Experts said the Supreme Court decision today will make human rights litigation in U.S. courts harder to pursue. Legal groups will now have to look to other statutes or foreign laws to make their case.
A sign for Cisco in San José on June 23, 2026. (Beth LaBerge/KQED)
“Cisco is correct,” Barrett said. “Courts cannot create new rights of action to remedy violations of international law, so there is necessarily no liability for aiding and abetting such violations.”
The lawsuit, first filed in 2011, claimed Cisco and its executives “are liable for aiding and abetting violations of international law.” One of the plaintiffs also targeted two Cisco executives for being “liable for aiding and abetting violations of the Torture Victim Protection Act of 1991.”

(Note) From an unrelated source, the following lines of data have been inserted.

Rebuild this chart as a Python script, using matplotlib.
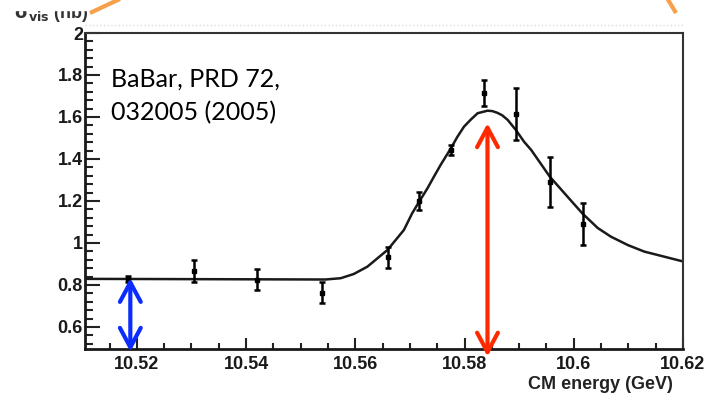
import numpy as np
import matplotlib.pyplot as plt
from matplotlib.ticker import MultipleLocator, FuncFormatter
from matplotlib.lines import Line2D
from matplotlib.patches import Rectangle

# Measured visible cross section vs CM energy
energy = [10.5184, 10.5304, 10.5420, 10.5539, 10.5659, 10.5717,
          10.5776, 10.5836, 10.5894, 10.5956, 10.6016]
sigma = [0.830, 0.867, 0.825, 0.764, 0.931, 1.201,
         1.443, 1.713, 1.614, 1.291, 1.090]
sigma_err = [0.015, 0.054, 0.049, 0.051, 0.050, 0.044,
             0.024, 0.063, 0.124, 0.118, 0.102]

# Fitted line shape
curve_x = [10.5105, 10.5545, 10.5573, 10.5597, 10.5622, 10.5659, 10.5689,
           10.5704, 10.5717, 10.5732, 10.5744, 10.5756, 10.5775, 10.5787,
           10.5799, 10.5812, 10.5824, 10.5842, 10.5851, 10.5860, 10.5869,
           10.5879, 10.5894, 10.5909, 10.5922, 10.5940, 10.5956, 10.5989,
           10.6016, 10.6044, 10.6068, 10.6099, 10.6129, 10.6197]
curve_y = [0.829, 0.826, 0.832, 0.852, 0.887, 0.967, 1.062,
           1.141, 1.197, 1.260, 1.316, 1.371, 1.451, 1.506,
           1.554, 1.589, 1.618, 1.630, 1.628, 1.620, 1.608,
           1.586, 1.538, 1.482, 1.443, 1.376, 1.316, 1.219,
           1.140, 1.071, 1.030, 0.990, 0.959, 0.914]

# Continuum level and peak markers
cont_x, cont_top, cont_bot = 10.5188, 0.833, 0.482
peak_x, peak_top, peak_bot = 10.5842, 1.57, 0.459

W, H = 719, 394
fig = plt.figure(figsize=(W / 100, H / 100), dpi=100)
ax = fig.add_axes([85 / W, 1 - 349 / H, 598 / W, 316 / H])

ax.plot(curve_x, curve_y, color='#1a1a1a', lw=1.8, zorder=2)
ax.errorbar(energy, sigma, yerr=sigma_err, fmt='s', color='black',
            ms=3, elinewidth=1.8, capsize=2.5, capthick=1.8, zorder=3)

ax.set_xlim(10.5105, 10.62)
ax.set_ylim(0.495, 2.0)

fmt = FuncFormatter(lambda v, p: '%g' % round(v, 4))
ax.xaxis.set_major_locator(MultipleLocator(0.02))
ax.xaxis.set_minor_locator(MultipleLocator(0.005))
ax.yaxis.set_major_locator(MultipleLocator(0.2))
ax.yaxis.set_minor_locator(MultipleLocator(0.04))
ax.xaxis.set_major_formatter(fmt)
ax.yaxis.set_major_formatter(fmt)

ax.tick_params(axis='both', which='both', direction='in', width=1.5,
               color='#222222', top=False, right=False)
ax.tick_params(axis='y', which='major', length=10.5, pad=1.5)
ax.tick_params(axis='y', which='minor', length=5.5)
ax.tick_params(axis='x', which='major', length=8, pad=5)
ax.tick_params(axis='x', which='minor', length=4.3)
for lab in ax.get_xticklabels() + ax.get_yticklabels():
    lab.set_family('Liberation Sans')
    lab.set_fontweight('bold')
    lab.set_fontsize(13)
    lab.set_color('#1a1a1a')

for side in ['left', 'bottom']:
    ax.spines[side].set_linewidth(2.0)
    ax.spines[side].set_color('#1a1a1a')
for side in ['top', 'right']:
    ax.spines[side].set_linewidth(1.5)
    ax.spines[side].set_color('#333333')

ax.text(673 / W, 1 - 389 / H, 'CM energy (GeV)', transform=fig.transFigure,
        ha='right', va='baseline', fontsize=13, fontweight='bold',
        family='Liberation Sans', color='#222222')

# reference note, one line at a time
ax.text(111 / W, 1 - 86.7 / H, 'BaBar, PRD 72,', transform=fig.transFigure,
        ha='left', va='baseline', fontsize=18, family='Lato')
ax.text(111 / W, 1 - 120 / H, '032005 (2005)', transform=fig.transFigure,
        ha='left', va='baseline', fontsize=18, family='Lato')

arrow_style = '<->,head_length=1.4,head_width=0.75'
ax.annotate('', xy=(cont_x, cont_bot), xytext=(cont_x, cont_top),
            arrowprops=dict(arrowstyle=arrow_style, lw=3, color='#0a2cff',
                            shrinkA=0, shrinkB=0, clip_on=False),
            annotation_clip=False, zorder=5)
ax.annotate('', xy=(peak_x, peak_bot), xytext=(peak_x, peak_top),
            arrowprops=dict(arrowstyle=arrow_style, lw=3, color='#ff2a00',
                            shrinkA=0, shrinkB=0, clip_on=False),
            annotation_clip=False, zorder=5)

# y axis title, partly hidden under the top edge
fig.text(14 / W, 1 - 18 / H, r'$\mathbf{\sigma_{vis}}$ (nb)', fontsize=13,
         fontweight='bold', family='Liberation Sans', color='#333333',
         zorder=4)
fig.add_artist(Rectangle((0, 1 - 10 / H), 0.2, 10 / H, color='white',
                         transform=fig.transFigure, zorder=6))

# faint dotted guide above the frame
fig.add_artist(Line2D([85 / W, 683 / W], [1 - 25 / H, 1 - 25 / H],
                      transform=fig.transFigure, color='#dddddd', lw=1,
                      ls=':', zorder=1))

# orange callout lines coming in from above
fig.add_artist(Line2D([90 / W, 122 / W], [1 - 13 / H, 1 + 2 / H],
                      transform=fig.transFigure, color='#f7a04b', lw=3,
                      solid_capstyle='butt', zorder=7))
fig.add_artist(Line2D([667 / W, 676 / W], [1 + 2 / H, 1 - 13 / H],
                      transform=fig.transFigure, color='#f7a04b', lw=3,
                      solid_capstyle='butt', zorder=7))

fig.savefig('out.png', dpi=100)
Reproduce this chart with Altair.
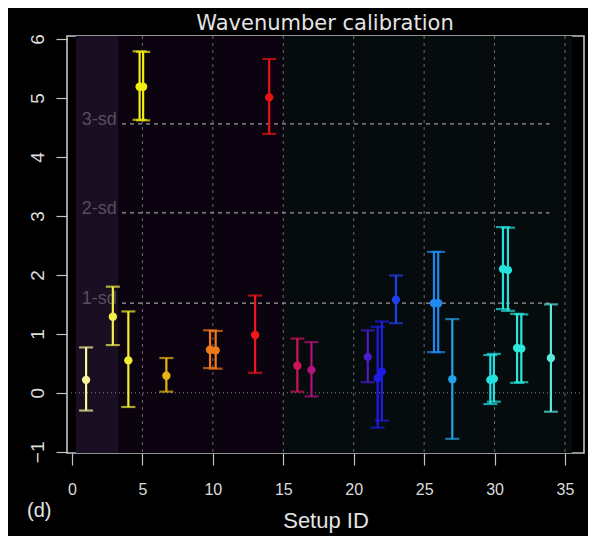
import altair as alt
import pandas as pd

# ---- data ----
setup_id = [1, 2.9, 4, 4.8, 5.05, 6.7, 9.8, 10.2, 13, 14, 16, 17, 21, 21.7, 22, 23,
            25.7, 26, 27, 29.7, 29.95, 30.6, 30.95, 31.6, 31.9, 34]
offset = [0.22, 1.29, 0.55, 5.19, 5.19, 0.29, 0.73, 0.72, 0.98, 5.01, 0.46, 0.39, 0.61,
          0.25, 0.36, 1.58, 1.52, 1.52, 0.23, 0.22, 0.24, 2.10, 2.08, 0.76, 0.75, 0.59]
lower = [-0.30, 0.81, -0.24, 4.63, 4.62, 0.02, 0.42, 0.41, 0.34, 4.39, 0.02, -0.06, 0.18,
         -0.59, -0.47, 1.18, 0.69, 0.69, -0.78, -0.19, -0.15, 1.42, 1.39, 0.17, 0.18, -0.32]
upper = [0.77, 1.80, 1.38, 5.79, 5.78, 0.59, 1.06, 1.05, 1.65, 5.66, 0.92, 0.86, 1.06,
         1.12, 1.21, 1.99, 2.39, 2.39, 1.25, 0.64, 0.66, 2.81, 2.80, 1.34, 1.33, 1.50]
colors = ["#f6f39a", "#f2ef48", "#f0ec30", "#f2ee10", "#f2ee10", "#e8b414", "#f07818",
          "#f07818", "#f01818", "#e81414", "#d0145c", "#b0147c", "#4a1ccc", "#1c1ce4",
          "#1c1ce4", "#1c40ea", "#1e8af0", "#1e8af0", "#22a2e8", "#22e2e2", "#22e2e2",
          "#22e2da", "#22e2da", "#2ae8da", "#2ae8da", "#58e8dc"]

band_start = [0.28, 3.27, 15.0]
band_end = [3.27, 15.0, 35.5]
band_colors = ["#1a0f22", "#0b0410", "#060b0e"]

grid_x = [5, 10, 15, 20, 25, 30, 35]

sd_levels = [1.52, 3.05, 4.56]
sd_labels = ["1-sd", "2-sd", "3-sd"]
sd_line_start = 3.55
sd_line_end = 33.9
sd_label_x = 0.7

x_domain = [-0.355, 36.35]
y_domain = [-1.02, 6.05]
x_ticks = [0, 5, 10, 15, 20, 25, 30, 35]
y_ticks = [-1, 0, 1, 2, 3, 4, 5, 6]

W, H = 517, 417

pts = pd.DataFrame({"x": setup_id, "y": offset, "lo": lower, "hi": upper, "c": colors})
bands = pd.DataFrame({"x0": band_start, "x1": band_end, "c": band_colors})
grid = pd.DataFrame({"x": grid_x})
sd = pd.DataFrame({"y": sd_levels, "label": sd_labels,
                   "xs": [sd_line_start] * 3, "xe": [sd_line_end] * 3,
                   "xl": [sd_label_x] * 3})
zero = pd.DataFrame({"y": [0]})

xs = alt.Scale(domain=x_domain, nice=False, zero=False)
ys = alt.Scale(domain=y_domain, nice=False, zero=False)

X = lambda f: alt.X(f, type="quantitative", scale=xs,
                    axis=alt.Axis(values=x_ticks, title=None, format="d"))
Y = lambda f: alt.Y(f, type="quantitative", scale=ys,
                    axis=alt.Axis(values=y_ticks, title=None, format="d"))

band_layer = alt.Chart(bands).mark_rect().encode(
    x=X("x0"), x2="x1", y=alt.value(0), y2=alt.value(H),
    color=alt.Color("c:N", scale=None))

grid_layer = alt.Chart(grid).mark_rule(color="#6c6c6c", strokeWidth=1,
                                       strokeDash=[3, 4]).encode(
    x=X("x"), y=alt.value(0), y2=alt.value(H))

zero_layer = alt.Chart(zero).mark_rule(color="#8a8a8a", strokeWidth=1,
                                       strokeDash=[1, 3]).encode(
    y=Y("y"), x=alt.value(0), x2=alt.value(W))

sd_layer = alt.Chart(sd).mark_rule(color="#9a9a9a", strokeWidth=1.3,
                                   strokeDash=[4, 4]).encode(
    y=Y("y"), x=X("xs"), x2="xe")

sd_text = alt.Chart(sd).mark_text(align="left", baseline="alphabetic", dy=1,
                                  font="Liberation Sans", fontSize=18,
                                  color="#564e5e").encode(
    x=X("xl"), y=Y("y"), text="label:N")

err = alt.Chart(pts).mark_rule(strokeWidth=2.2).encode(
    x=X("x"), y=Y("lo"), y2="hi", color=alt.Color("c:N", scale=None))

cap_lo = alt.Chart(pts).mark_tick(orient="horizontal", size=14, thickness=2.2).encode(
    x=X("x"), y=Y("lo"), color=alt.Color("c:N", scale=None))
cap_hi = alt.Chart(pts).mark_tick(orient="horizontal", size=14, thickness=2.2).encode(
    x=X("x"), y=Y("hi"), color=alt.Color("c:N", scale=None))

dots = alt.Chart(pts).mark_circle(size=70, opacity=1).encode(
    x=X("x"), y=Y("y"), color=alt.Color("c:N", scale=None))

one = pd.DataFrame({"t": [0]})
title_t = alt.Chart(one).mark_text(text="Wavenumber calibration", font="DejaVu Sans",
                                   fontSize=21, color="#e4e4e4", align="center",
                                   baseline="alphabetic").encode(
    x=alt.value(258), y=alt.value(-6))
xlab_t = alt.Chart(one).mark_text(text="Setup ID", font="Liberation Sans",
                                  fontSize=22, color="#e4e4e4", align="center",
                                  baseline="alphabetic").encode(
    x=alt.value(259), y=alt.value(492))
d_t = alt.Chart(one).mark_text(text="(d)", font="Liberation Sans",
                               fontSize=20, color="#e4e4e4", align="left",
                               baseline="alphabetic").encode(
    x=alt.value(-40), y=alt.value(481))

chart = alt.layer(band_layer, grid_layer, zero_layer, sd_layer, sd_text,
                  err, cap_lo, cap_hi, dots, title_t, xlab_t, d_t).properties(
    width=W, height=H,
    autosize=alt.AutoSizeParams(type="none"),
    padding={"left": 59, "top": 28, "right": 4, "bottom": 83},
    background="#000000",
).configure_view(
    stroke="#c4c4c4", strokeWidth=1.6, fill="#000000"
).configure_axis(
    domain=False, grid=False, ticks=True, tickColor="#c4c4c4", tickWidth=1.2,
    labelColor="#dcdcdc", labelFont="Liberation Sans"
).configure_axisX(
    tickSize=12, labelFontSize=16, labelPadding=29, labelBaseline="alphabetic"
).configure_axisY(
    tickSize=11, labelFontSize=19, labelPadding=13, labelAngle=270,
    labelAlign="center", labelBaseline="alphabetic"
)

chart.save("out.html", embed_options={"renderer": "svg", "actions": False})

The Chinese government banned Falun Gong in 1999, and those who practice have faced detention and torture. A 2025 AP News investigation, which found evidence that some American tech companies — such as Cisco — enabled surveillance in China, impacting minorities and religious groups.
The tech company said it is deeply committed to human rights and reiterated its long-held position that the “claims are inaccurate and entirely without foundation,” in a 2023 statement about the case.
William Dodge, an international law expert at George Washington University Law School, said the conclusion is “mistaken” and went against precedent.
“I think that this decision really puts an end to the modern era of human rights litigation under the Alien Tort Statute,” said Dodge, who wrote an amicus brief on behalf of the plaintiffs in the Cisco case. “There aren’t going to be human rights cases brought under the Alien Tort Statute anymore.”
Dodge said the decision does not rule out human rights litigation entirely, but for future lawsuits, legal groups will now have to look to other statutes or foreign law to make their case, he said.
Justices also ruled 8-1 that aiding and abetting did not come within the language of the Torture Victim Protection Act of 1991 — with only Justice Sonia Sotomayor as the sole dissenting voice.
“Today’s decision marks yet another low point in this Court’s esteem for its precedents,” Sotomayor wrote in her opinion.